*GIVEN INFORMATION*:
** Begin **

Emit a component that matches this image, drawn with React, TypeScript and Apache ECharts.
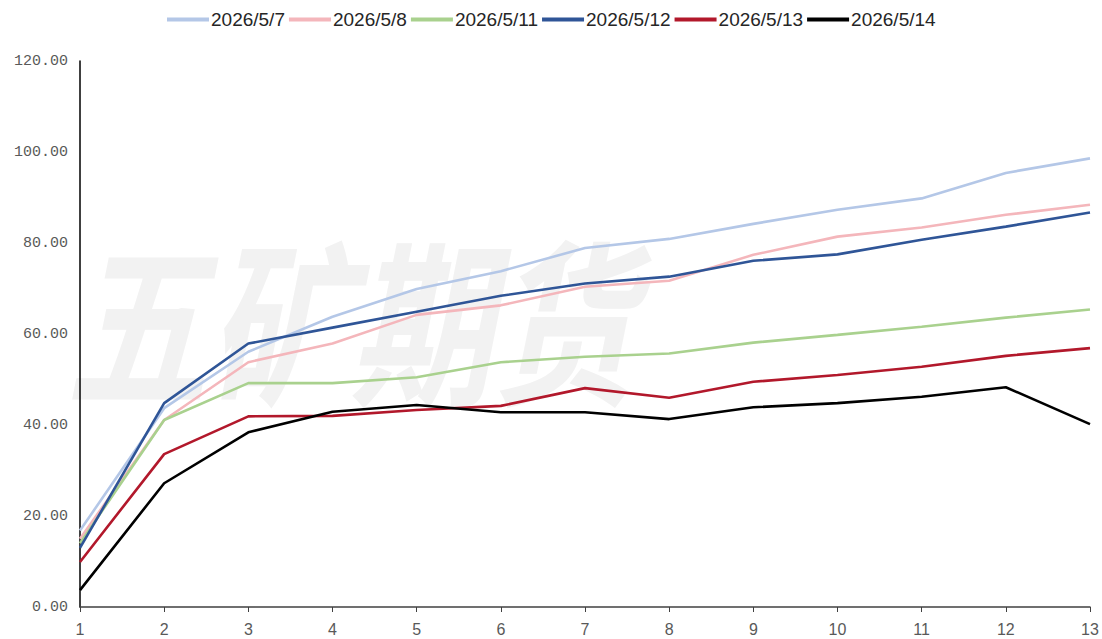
import React, { useEffect, useRef } from "react";
import * as echarts from "echarts";

const categories = ["1", "2", "3", "4", "5", "6", "7", "8", "9", "10", "11", "12", "13"];
const seriesNames = ["2026/5/7", "2026/5/8", "2026/5/11", "2026/5/12", "2026/5/13", "2026/5/14"];
const s0507 = [16.8, 43.7, 56.1, 63.8, 69.9, 73.8, 78.9, 80.9, 84.2, 87.3, 89.8, 95.4, 98.6];
const s0508 = [15.0, 41.1, 53.8, 57.9, 64.2, 66.3, 70.4, 71.7, 77.4, 81.4, 83.4, 86.2, 88.4];
const s0511 = [14.0, 41.1, 49.2, 49.2, 50.5, 53.8, 55.0, 55.7, 58.1, 59.8, 61.6, 63.6, 65.4];
const s0512 = [13.0, 44.8, 57.9, 61.4, 64.9, 68.4, 71.1, 72.6, 76.1, 77.5, 80.7, 83.6, 86.7];
const s0513 = [9.9, 33.6, 41.9, 42.0, 43.3, 44.2, 48.1, 46.0, 49.5, 51.0, 52.8, 55.2, 56.9];
const s0514 = [3.7, 27.2, 38.4, 42.9, 44.4, 42.8, 42.8, 41.3, 43.9, 44.8, 46.2, 48.3, 40.2];
const colors = ["#b4c7e7", "#f4b6bb", "#a9d18e", "#2f5597", "#b2182b", "#000000"];
const allData = [s0507, s0508, s0511, s0512, s0513, s0514];

export default function App() {
  const ref = useRef<HTMLDivElement>(null);
  useEffect(() => {
    if (!ref.current) return;
    const chart = echarts.init(ref.current, undefined, { renderer: "svg" });
    chart.setOption({
      animation: false,
      backgroundColor: "#ffffff",
      graphic: [
        {
          type: "text",
          x: 66,
          y: 226,
          scaleY: 1.25,
          z: -10,
          silent: true,
          style: {
            text: "五矿期货",
            font: "italic bold 142px 'Noto Sans CJK SC'",
            fill: "#f2f2f2",
          },
        },
      ],
      legend: {
        top: 5,
        left: 162,
        itemWidth: 42,
        itemHeight: 10,
        itemGap: 4,
        icon: "path://M0,3 L42,3 L42,7 L0,7 Z",
        textStyle: {
          fontSize: 19,
          color: "#262626",
          fontFamily: "'Liberation Sans Narrow', 'Liberation Sans', Arial",
          padding: [0, 0, 0, -3],
        },
        data: seriesNames,
      },
      grid: { left: 80, right: 12, top: 61, bottom: 32, containLabel: false },
      xAxis: {
        type: "category",
        boundaryGap: false,
        data: categories,
        axisLine: { lineStyle: { color: "#404040", width: 1.5 } },
        axisTick: { show: true, alignWithLabel: true, length: 5, lineStyle: { color: "#404040" } },
        axisLabel: { color: "#595959", fontSize: 16, margin: 14, fontFamily: "'Liberation Sans', Arial" },
        splitLine: { show: false },
      },
      yAxis: {
        type: "value",
        min: 0,
        max: 120,
        interval: 20,
        axisLine: { show: true, lineStyle: { color: "#000", width: 1.5 } },
        axisTick: { show: false },
        splitLine: { show: false },
        axisLabel: {
          color: "#595959",
          fontSize: 15,
          margin: 12,
          fontFamily: "'Liberation Mono', 'DejaVu Sans Mono', monospace",
          formatter: (v: number) => v.toFixed(2),
        },
      },
      series: seriesNames.map((name, i) => ({
        name,
        type: "line",
        data: allData[i],
        showSymbol: false,
        symbol: "none",
        lineStyle: { color: colors[i], width: 2.6 },
        itemStyle: { color: colors[i] },
        z: 2 + i,
      })),
    });
    return () => chart.dispose();
  }, []);
  return <div ref={ref} style={{ width: 1102, height: 639, position: "absolute", left: 0, top: 0 }} />;
}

** End **

*TASK DESCRIPTION*: Repeat the material exactly as it reads, without any of its pictures.

*EXERCISE RESULT*:
Emit a component that matches this image, drawn with React, TypeScript and Apache ECharts.
import React, { useEffect, useRef } from "react";
import * as echarts from "echarts";

const categories = ["1", "2", "3", "4", "5", "6", "7", "8", "9", "10", "11", "12", "13"];
const seriesNames = ["2026/5/7", "2026/5/8", "2026/5/11", "2026/5/12", "2026/5/13", "2026/5/14"];
const s0507 = [16.8, 43.7, 56.1, 63.8, 69.9, 73.8, 78.9, 80.9, 84.2, 87.3, 89.8, 95.4, 98.6];
const s0508 = [15.0, 41.1, 53.8, 57.9, 64.2, 66.3, 70.4, 71.7, 77.4, 81.4, 83.4, 86.2, 88.4];
const s0511 = [14.0, 41.1, 49.2, 49.2, 50.5, 53.8, 55.0, 55.7, 58.1, 59.8, 61.6, 63.6, 65.4];
const s0512 = [13.0, 44.8, 57.9, 61.4, 64.9, 68.4, 71.1, 72.6, 76.1, 77.5, 80.7, 83.6, 86.7];
const s0513 = [9.9, 33.6, 41.9, 42.0, 43.3, 44.2, 48.1, 46.0, 49.5, 51.0, 52.8, 55.2, 56.9];
const s0514 = [3.7, 27.2, 38.4, 42.9, 44.4, 42.8, 42.8, 41.3, 43.9, 44.8, 46.2, 48.3, 40.2];
const colors = ["#b4c7e7", "#f4b6bb", "#a9d18e", "#2f5597", "#b2182b", "#000000"];
const allData = [s0507, s0508, s0511, s0512, s0513, s0514];

export default function App() {
  const ref = useRef<HTMLDivElement>(null);
  useEffect(() => {
    if (!ref.current) return;
    const chart = echarts.init(ref.current, undefined, { renderer: "svg" });
    chart.setOption({
      animation: false,
      backgroundColor: "#ffffff",
      graphic: [
        {
          type: "text",
          x: 66,
          y: 226,
          scaleY: 1.25,
          z: -10,
          silent: true,
          style: {
            text: "五矿期货",
            font: "italic bold 142px 'Noto Sans CJK SC'",
            fill: "#f2f2f2",
          },
        },
      ],
      legend: {
        top: 5,
        left: 162,
        itemWidth: 42,
        itemHeight: 10,
        itemGap: 4,
        icon: "path://M0,3 L42,3 L42,7 L0,7 Z",
        textStyle: {
          fontSize: 19,
          color: "#262626",
          fontFamily: "'Liberation Sans Narrow', 'Liberation Sans', Arial",
          padding: [0, 0, 0, -3],
        },
        data: seriesNames,
      },
      grid: { left: 80, right: 12, top: 61, bottom: 32, containLabel: false },
      xAxis: {
        type: "category",
        boundaryGap: false,
        data: categories,
        axisLine: { lineStyle: { color: "#404040", width: 1.5 } },
        axisTick: { show: true, alignWithLabel: true, length: 5, lineStyle: { color: "#404040" } },
        axisLabel: { color: "#595959", fontSize: 16, margin: 14, fontFamily: "'Liberation Sans', Arial" },
        splitLine: { show: false },
      },
      yAxis: {
        type: "value",
        min: 0,
        max: 120,
        interval: 20,
        axisLine: { show: true, lineStyle: { color: "#000", width: 1.5 } },
        axisTick: { show: false },
        splitLine: { show: false },
        axisLabel: {
          color: "#595959",
          fontSize: 15,
          margin: 12,
          fontFamily: "'Liberation Mono', 'DejaVu Sans Mono', monospace",
          formatter: (v: number) => v.toFixed(2),
        },
      },
      series: seriesNames.map((name, i) => ({
        name,
        type: "line",
        data: allData[i],
        showSymbol: false,
        symbol: "none",
        lineStyle: { color: colors[i], width: 2.6 },
        itemStyle: { color: colors[i] },
        z: 2 + i,
      })),
    });
    return () => chart.dispose();
  }, []);
  return <div ref={ref} style={{ width: 1102, height: 639, position: "absolute", left: 0, top: 0 }} />;
}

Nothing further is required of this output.